As luck would have it, one of my former English 102 students was there, too. Anita Bringas was the perfect Don Fernando’s informant, because she works next door at the First Community Bank, used to manage a restaurant in L.A., and has eaten everything on the bar menu several times. She and her friend Antonia verified that other dishes on the menu were as tasty and well-prepared as ours. They had the Loaded Nachos ($3.45), with crunchy tortilla chips, and guacamole with big chunks of fresh avocado. They were filled up by half of it. For $3.45!
Anita and her mom are native Taoseñas who have returned from years of living elsewhere. Anita used the same words in lauding several bar dishes: “not heavy or greasy” and “light and well-seasoned.” Anita’s biggest secret of Don Fernando’s is this: “I’m a red-chile snob, because my great-grandmother handmade the best red chile I’ve ever eaten. But the red chile here is second only to hers. It’s thick chile caribe and near-perfect. They serve it at the lunch buffet, too.”
The chef responsible for these recipes is Craig Sharp. The sous-chef who cooked for us is Randy Herrera. It’s quite a feat to serve food this good for prices this low. Four Tightwad Stars to Don Fernando’s!
Ogelvies has one of the sweetest spots in Taos, overlooking the Plaza from the east side. Tables line a long balcony from which you can watch tourists, teens, and bikers cruise the historic square. On a recent Friday night, I popped in solo and found Sydney Westan singing his own country-folk tunes to an appreciative bar audience. The burly, mellow Westan tends bar at Ogelvies when he’s not singin’. I really liked one song about coming home to an appreciative wife and kids.

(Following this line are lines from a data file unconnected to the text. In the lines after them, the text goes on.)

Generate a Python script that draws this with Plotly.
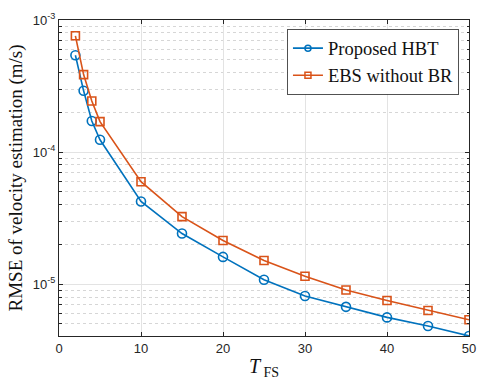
import plotly.graph_objects as go

# Frame size T_FS and RMSE of velocity estimation (m/s)
t_fs = [2, 3, 4, 5, 10, 15, 20, 25, 30, 35, 40, 45, 50]
rmse_hbt = [5.41e-4, 2.91e-4, 1.72e-4, 1.24e-4, 4.23e-5, 2.42e-5, 1.61e-5,
            1.08e-5, 8.15e-6, 6.74e-6, 5.61e-6, 4.83e-6, 4.06e-6]
rmse_ebs = [7.59e-4, 3.86e-4, 2.44e-4, 1.70e-4, 5.97e-5, 3.25e-5, 2.14e-5,
            1.51e-5, 1.15e-5, 9.03e-6, 7.52e-6, 6.33e-6, 5.38e-6]
series_names = ["Proposed HBT", "EBS without BR"]
x_ticks = [0, 10, 20, 30, 40, 50]
y_major = [1e-5, 1e-4, 1e-3]
y_minor = [m * 10.0 ** e for e in (-6, -5, -4) for m in range(2, 10) if m * 10.0 ** e > 4e-6]

blue = "#0072BD"
orange = "#D95319"
serif = "Liberation Serif, Times New Roman, serif"
sans = "Liberation Sans, Arial, sans-serif"

fig = go.Figure()
styles = [(rmse_hbt, blue, "circle-open", 9), (rmse_ebs, orange, "square-open", 8)]
for name, (vals, col, sym, size) in zip(series_names, styles):
    fig.add_trace(go.Scatter(
        x=t_fs, y=vals, name=name, mode="lines+markers", showlegend=False,
        line=dict(color=col, width=1.6),
        marker=dict(symbol=sym, size=size, color=col, line=dict(width=1.6)),
    ))
# legend entries use smaller markers
for name, (vals, col, sym, size) in zip(series_names, styles):
    fig.add_trace(go.Scatter(
        x=[None], y=[None], name=name, mode="lines+markers",
        line=dict(color=col, width=1.6),
        marker=dict(symbol=sym, size=6, color=col, line=dict(width=1.5)),
    ))

fig.update_layout(
    width=487, height=387,
    margin=dict(l=59, r=11, t=16, b=51),
    paper_bgcolor="white", plot_bgcolor="white",
    showlegend=True,
    legend=dict(
        x=0.976, y=0.972, xanchor="right", yanchor="top",
        bgcolor="white", bordercolor="#262626", borderwidth=0.8,
        font=dict(family=serif, size=18.5, color="#111111"),
        tracegroupgap=0, itemwidth=30,
    ),
)

fig.update_xaxes(
    range=[0, 50], tickvals=x_ticks, ticktext=[str(v) for v in x_ticks],
    ticks="inside", ticklen=4, tickcolor="#262626",
    showline=True, linecolor="#262626", linewidth=1, mirror="ticks",
    showgrid=True, gridcolor="#e3e3e3", gridwidth=1, zeroline=False,
    tickfont=dict(family=sans, size=13, color="#262626"),
    title=dict(text="<i>T</i><sub> FS</sub>", font=dict(family=serif, size=20, color="#111111"), standoff=4),
)
fig.update_yaxes(
    type="log", range=[-5.392, -3],
    tickvals=y_major, ticktext=["10<sup>-5</sup>", "10<sup>-4</sup>", "10<sup>-3</sup>"],
    ticks="inside", ticklen=4, tickcolor="#262626",
    showline=True, linecolor="#262626", linewidth=1, mirror="ticks",
    showgrid=True, gridcolor="#e3e3e3", gridwidth=1.2, zeroline=False,
    tickfont=dict(family=sans, size=13, color="#262626"),
    minor=dict(tickmode="array", tickvals=y_minor, ticks="inside", ticklen=2.5,
               tickcolor="#262626", showgrid=True, gridcolor="#d6d6d6",
               griddash="dot", gridwidth=1),
    title=dict(text="RMSE of velocity estimation (m/s)", font=dict(family=serif, size=19, color="#111111"), standoff=5),
)

fig.write_html("out.html")
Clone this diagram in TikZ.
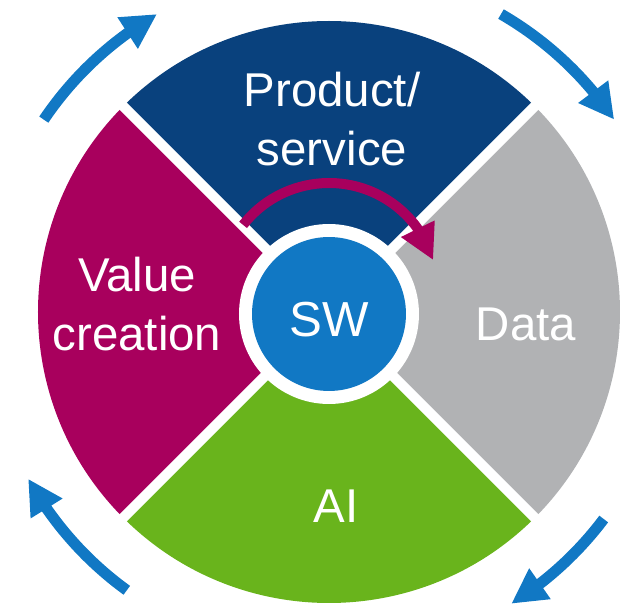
\documentclass[tikz,border=0pt]{standalone}
\usepackage{fontspec}
\setmainfont{Liberation Sans}
\usepackage{tikz}
\usetikzlibrary{arrows.meta, bending}
\definecolor{prodBlue}{RGB}{9,65,125}
\definecolor{valueRed}{RGB}{168,0,93}
\definecolor{dataGrey}{RGB}{177,178,180}
\definecolor{aiGreen}{RGB}{105,180,28}
\definecolor{swBlue}{RGB}{17,120,196}
\tikzstyle{segLabel} = [text=white, align=center, font=\fontsize{27}{34}\selectfont]
\tikzstyle{hubNode} = [circle, minimum size=3.08cm, inner sep=0pt, fill=swBlue, text=white, font=\fontsize{28}{34}\selectfont, text height=0.9cm, text depth=0pt]
\tikzstyle{gapLine} = [draw=white, line width=0.2cm]
\tikzstyle{cycleArrow} = [draw=swBlue, line width=0.22cm, -{Triangle[length=0.7cm, width=0.7cm, flex]}]

\begin{document}
\begin{tikzpicture}[x=0.02cm, y=0.02cm]
                                \useasboundingbox (-329,-293) rectangle (301,312);
                                \fill [prodBlue] (0,0) -- (45:291) arc (45:135:291) -- cycle;
                                \fill [valueRed] (0,0) -- (135:291) arc (135:225:291) -- cycle;
                                \fill [aiGreen] (0,0) -- (225:291) arc (225:315:291) -- cycle;
                                \fill [dataGrey] (0,0) -- (-45:291) arc (-45:45:291) -- cycle;
                                \draw [gapLine] (45:300) -- (225:300);
                                \draw [gapLine] (135:300) -- (-45:300);
                                \fill [white] (0,-2) circle (90);
                                \node (sw) [hubNode] at (0,-2) {SW};
                                \node (product) [segLabel] at (3,193) {Product/\\service};
                                \node (value) [segLabel] at (-192,8) {Value\\creation};
                                \node (data) [segLabel] at (197,-12) {Data};
                                \node (ai) [segLabel] at (7,-194) {AI};
                                \draw [valueRed, line width=0.2cm, -{Triangle[length=0.7cm, width=0.7cm, flex]}] (0,20) ++(142:109) arc (142:17:109);
                                \draw [cycleArrow] (146:344) arc (146:120:344);
                                \draw [cycleArrow] (60:344) arc (60:34:344);
                                \draw [cycleArrow] (-37:344) arc (-37:-58:344);
                                \draw [cycleArrow] (234:344) arc (234:209:344);
                            \end{tikzpicture}
\end{document}
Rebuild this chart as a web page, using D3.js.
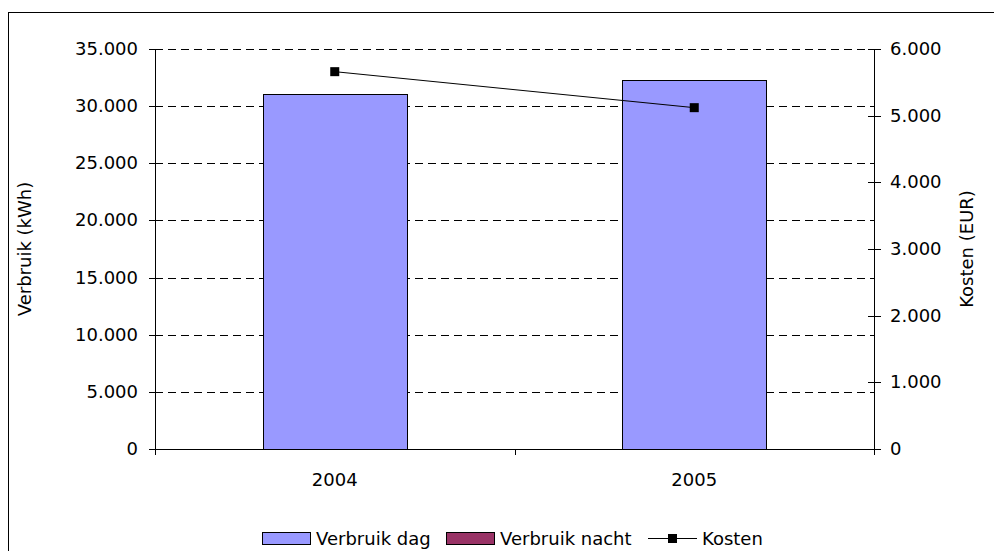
<!DOCTYPE html>
<html lang="nl">
<head>
    <script src="https://cdn.jsdelivr.net/npm/d3@7"></script>
    <style>
        body { margin: 0; background: #fff; }
        text { font-family: "DejaVu Sans", sans-serif; font-size: 18px; fill: #000; }
    </style>
</head>
<body>
<div id="chart"></div>
<script>
    // data
    var jaren = ["2004", "2005"]
    var verbruikDag = [31100, 32300]
    var verbruikNacht = [0, 0]
    var kosten = [5660, 5120]
    var leftTicks = [0, 5000, 10000, 15000, 20000, 25000, 30000, 35000]
    var rightTicks = [0, 1000, 2000, 3000, 4000, 5000, 6000]

    var width = 994,
        height = 551,
        pL = 155, pR = 874, pT = 49, pB = 449

    var fmt = function (v) { return v === 0 ? "0" : d3.format(",")(v).replace(/,/g, ".") }

    var svg = d3.select("#chart").append("svg")
        .attr("width", width)
        .attr("height", height)

    // outer frame
    svg.append("rect")
        .attr("x", 8.5).attr("y", 12.5)
        .attr("width", 1000).attr("height", 600)
        .attr("fill", "none").attr("stroke", "#000")

    var x = d3.scaleBand().domain(jaren).range([pL, pR])
    var yL = d3.scaleLinear().domain([0, 35000]).range([pB, pT])
    var yR = d3.scaleLinear().domain([0, 6000]).range([pB, pT])

    // grid
    svg.append("g").selectAll("line")
        .data(leftTicks.filter(function (d) { return d > 0 }))
        .enter().append("line")
        .attr("x1", pL).attr("x2", pR)
        .attr("y1", function (d) { return Math.round(yL(d)) + 0.5 })
        .attr("y2", function (d) { return Math.round(yL(d)) + 0.5 })
        .attr("stroke", "#000")
        .attr("stroke-dasharray", "8,5")

    // bars (stacked)
    var barW = x.bandwidth() * 0.4
    var g = svg.append("g")
    g.selectAll(".dag").data(jaren).enter().append("rect")
        .attr("x", function (d) { return Math.round(x(d) + (x.bandwidth() - barW) / 2) + 0.5 })
        .attr("y", function (d, i) { return Math.round(yL(verbruikDag[i])) + 0.5 })
        .attr("width", Math.round(barW))
        .attr("height", function (d, i) { return Math.round(pB - yL(verbruikDag[i])) })
        .attr("fill", "#9999ff").attr("stroke", "#000")
    g.selectAll(".nacht").data(jaren).enter().append("rect")
        .attr("x", function (d) { return Math.round(x(d) + (x.bandwidth() - barW) / 2) + 0.5 })
        .attr("y", function (d, i) { return yL(verbruikDag[i] + verbruikNacht[i]) })
        .attr("width", Math.round(barW))
        .attr("height", function (d, i) { return yL(verbruikDag[i]) - yL(verbruikDag[i] + verbruikNacht[i]) })
        .attr("fill", "#993366")

    // left axis
    var la = svg.append("g")
    la.append("line").attr("x1", pL + 0.5).attr("x2", pL + 0.5)
        .attr("y1", pT).attr("y2", pB).attr("stroke", "#000")
    la.selectAll("line.t").data(leftTicks).enter().append("line")
        .attr("x1", pL - 6).attr("x2", pL + 1)
        .attr("y1", function (d) { return Math.round(yL(d)) + 0.5 })
        .attr("y2", function (d) { return Math.round(yL(d)) + 0.5 })
        .attr("stroke", "#000")
    la.selectAll("text").data(leftTicks).enter().append("text")
        .attr("x", 138).attr("y", function (d) { return yL(d) + 6 })
        .attr("text-anchor", "end")
        .text(fmt)

    // right axis
    var ra = svg.append("g")
    ra.append("line").attr("x1", pR + 0.5).attr("x2", pR + 0.5)
        .attr("y1", pT).attr("y2", pB).attr("stroke", "#000")
    ra.selectAll("line.t").data(rightTicks).enter().append("line")
        .attr("x1", pR - 6).attr("x2", pR + 7)
        .attr("y1", function (d) { return Math.round(yR(d)) + 0.5 })
        .attr("y2", function (d) { return Math.round(yR(d)) + 0.5 })
        .attr("stroke", "#000")
    ra.selectAll("text").data(rightTicks).enter().append("text")
        .attr("x", 890).attr("y", function (d) { return yR(d) + 6 })
        .text(fmt)

    // x axis
    var xa = svg.append("g")
    xa.append("line").attr("x1", pL).attr("x2", pR + 6)
        .attr("y1", pB + 0.5).attr("y2", pB + 0.5).attr("stroke", "#000")
    var bounds = [pL, pL + x.bandwidth(), pR]
    xa.selectAll("line.t").data(bounds).enter().append("line")
        .attr("x1", function (d) { return Math.round(d) + 0.5 })
        .attr("x2", function (d) { return Math.round(d) + 0.5 })
        .attr("y1", pB).attr("y2", pB + 6).attr("stroke", "#000")
    xa.selectAll("text").data(jaren).enter().append("text")
        .attr("x", function (d) { return x(d) + x.bandwidth() / 2 })
        .attr("y", 486).attr("text-anchor", "middle")
        .text(function (d) { return d })

    // kosten line
    var line = d3.line()
        .x(function (d, i) { return x(jaren[i]) + x.bandwidth() / 2 })
        .y(function (d) { return yR(d) })
    svg.append("path").datum(kosten)
        .attr("d", line).attr("fill", "none").attr("stroke", "#000")
    svg.selectAll(".m").data(kosten).enter().append("rect")
        .attr("x", function (d, i) { return x(jaren[i]) + x.bandwidth() / 2 - 4.5 })
        .attr("y", function (d) { return yR(d) - 4.5 })
        .attr("width", 9).attr("height", 9).attr("fill", "#000")

    // axis titles
    svg.append("text")
        .attr("transform", "translate(31," + (pT + pB) / 2 + ") rotate(-90)")
        .attr("text-anchor", "middle").text("Verbruik (kWh)")
    svg.append("text")
        .attr("transform", "translate(973," + (pT + pB) / 2 + ") rotate(-90)")
        .attr("text-anchor", "middle").text("Kosten (EUR)")

    // legend
    var lg = svg.append("g")
    lg.append("rect").attr("x", 262.5).attr("y", 532.5).attr("width", 48).attr("height", 12)
        .attr("fill", "#9999ff").attr("stroke", "#000")
    lg.append("text").attr("x", 316).attr("y", 545).text("Verbruik dag")
    lg.append("rect").attr("x", 446.5).attr("y", 532.5).attr("width", 48).attr("height", 12)
        .attr("fill", "#993366").attr("stroke", "#000")
    lg.append("text").attr("x", 500).attr("y", 545).text("Verbruik nacht")
    lg.append("line").attr("x1", 648).attr("x2", 697).attr("y1", 538.5).attr("y2", 538.5)
        .attr("stroke", "#000")
    lg.append("rect").attr("x", 668).attr("y", 534).attr("width", 9).attr("height", 9).attr("fill", "#000")
    lg.append("text").attr("x", 702).attr("y", 545).text("Kosten")
</script>
</body>
</html>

On Jan. 1, Ogelvies joined the Alley Cantina in going smokeless, and according to Assistant Manager Edgar Alonzo, they’re aiming the place at locals—single or with families—rather than at visitors, who were targeted by the former management. The restaurant has been there since 1980, surviving one fire.
Ogelvies appetizers are as affordable as Don Fernando’s during Happy Hour, 5 to 7 p.m., when they’re half-price, which makes the fried zucchini fingers—so light they almost seemed like mild, sweet fish—only $4.25. The buffalo wings (8 pieces, $3.75) were big and meaty, tender, steamin’ hot, and mildly spicy. I noticed too late that I could have gotten an appetizer platter of wings, zuke fingers, and potato skins for only $4.25, which could also buy me a Quesadilla con Pollo.
All New Mexican entreés, pasta, and sandwiches are between $7.50 and $11.50. One you don’t see often in Taos is the chicken in a fine dark mole sauce.
There’s a recipe and plaque on the wall from Bon Appetit magazine, recognizing the Ogelvies green chile stew, and another from the 2001 La Cocinita, giving the Critic’s Choice best burger award to Ogelvies. I think the burgers at Ogelvies, Shadows, Bravo, and Alley Cantina are so close that only quirks of personal taste separate them.